The father put the boy in his lap and explained that he loved both boys equally.
A few years later, having gone to school for a few years, the same little boy lay in his room crying. His mother came into the room.
"What's the matter?" she said.
"Will you and Daddy ever get a divorce?"
"No, honey. I promise."
The little boy grew into a teenager. He was sitting at the dinner table when his father told him to sit down, and his mother told him she was pregnant. The oldest brother was scared, not knowing what the future held for himself, his mother and his little brother on the way. What would a teenager do with a baby brother? Would he have to hold it? Change its diapers?
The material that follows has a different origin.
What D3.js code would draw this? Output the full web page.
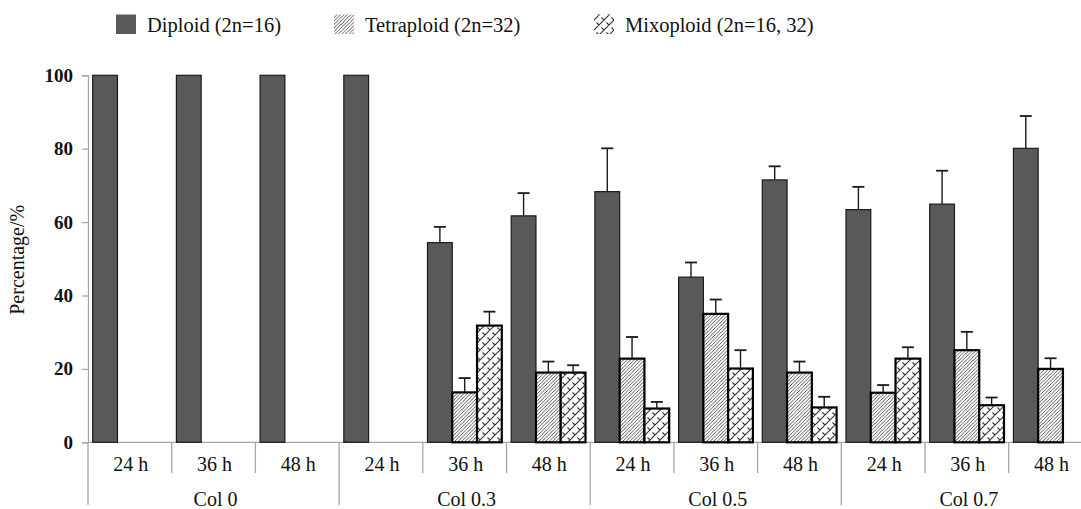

And the third brother was born and soon he was walking, a ping-pong ball with legs, bouncing from one wall to another. The teenage brother saw all the attention the new baby was getting. Secure in his parents' love, the teenager asked himself "How could I possibly love a child more than this?" He even learned to change dirty diapers.
A few years passed by, and the oldest brother had to leave his little brother behind. He became a young father with a boy of his own.
The young man had little money but a large heart. His new son was sweet and smart and eager to please. The young man watched his first-born grow into a 3-year-old who liked to sing "Jesus Loves Me" and the Blues Clues song. The boy was just old enough to understand that leaving Mommy on weekends was torture. The young man asked himself, "How could I possibly hurt a child more than this?" But the child's love grew, despite the father's failures.
For eight more years the adult man was astounded by how love evolved and endured over time. With every milestone, with every challenge his resilient son overcame, the father asked himself, "How could I possibly love a child more than this?"
The adult father found a cute and talented woman he wanted to spend the rest of his life with. A few years passed, and another son was born. The young lad was loud for a long time, and the tired father asked himself "How could a baby make so much noise?" Then the boy learned to smile, and he did so every day when the father came home from work. Every day the father tossed his son in the air, heard his little man squeal and thought to himself "How could I possibly love a child more than this?"
Perhaps as early as this week, the father will have another son. Another blessing. Another opportunity to watch a child grow. When he goes to bed at night, the man often worries about less important matters such as money, work, his weight, his time. But sometimes he gives thanks to God for the miracle of childhood. And sometimes, if he listens hard enough, the worried man hears a whisper in his soul, "How could I possibly love you more than this?"